With a little bit of obvious coding, I was able to go through implementation of the printer and memoization wrappers.

Very slick.

Ehud Lamm - Re: Y in Practical Programs  blueArrow
1/3/2003; 6:01:51 AM (reads: 1434, responses: 0)
Another good exercise when trying to grok FP is to try the examples from Friedman's Applications of Continuations paper.

Ehud Lamm - Re: Y in Practical Programs  blueArrow
1/3/2003; 3:49:24 PM (reads: 1406, responses: 0)

Which goes to show you that everyone should have a personal toy language to play with and extend...

Dan Shappir - Re: Y in Practical Programs  blueArrow
1/5/2003; 6:40:05 AM (reads: 1313, responses: 1)
Javascript does not let you inherit from a function

While this is technically true, you can achieve the desired effect using JavaScript.

function fib(n) {
  return n < 2 ? 1 : fib(n-1) + fib(n-2);

function cache(f) {
  return function() {
    var a = Array.from(arguments);
    return typeof(f[a]) != "undefined" ? f[a] : f[a]= f.apply(this, a);

fib = cache(fib);

Array.from() is a utility function from the BeyondJS library that converts the arguments object into a real JS array.
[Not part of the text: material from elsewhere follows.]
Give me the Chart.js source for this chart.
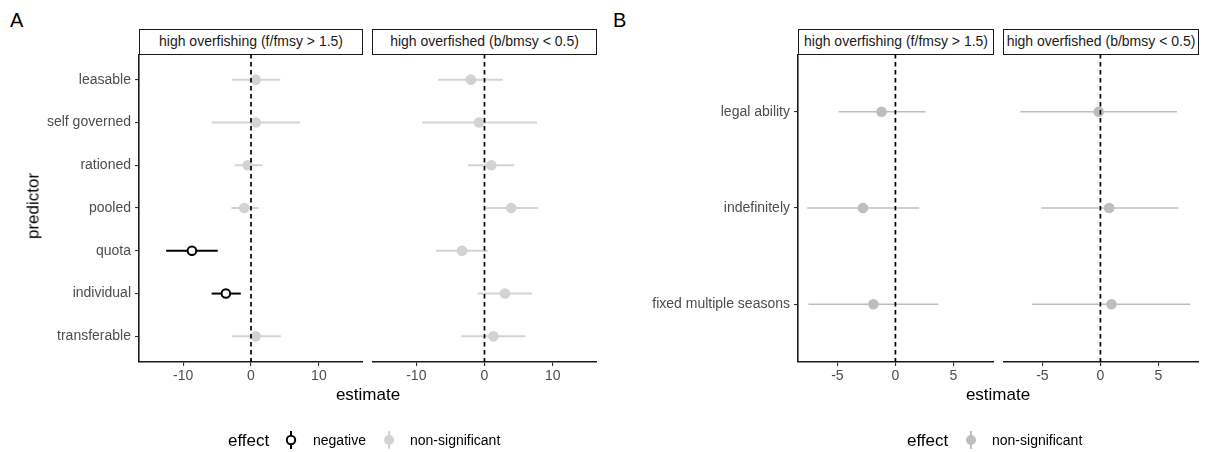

Now that I've done this I'll probably add this functionality to BeyondJS as well :-)

I would also like to point out that the lazy lists implemented by BeyondJS, which are essentially just functions wrapped in a container interface, also provide such a caching mechanism.

Oh well, now back to real work ...

Dan Shappir - Re: Y in Practical Programs  blueArrow
1/5/2003; 10:02:47 AM (reads: 1361, responses: 0)
OK, now BeyondJS lets you write:

fib = fib.cached();

to get the caching version of the fib function.

BTW, the caching mechanism supports multiple arguments (not just one), and the resulting (caching) function has the same argument signatute as the original.

Note: this version of BeyondJS isn't online yet.

Ehud Lamm - Re: Y in Practical Programs  blueArrow
3/17/2004; 3:22:02 AM (reads: 148, responses: 0)
The paper uses ML. Is there a Scheme "tranlation" somewhere?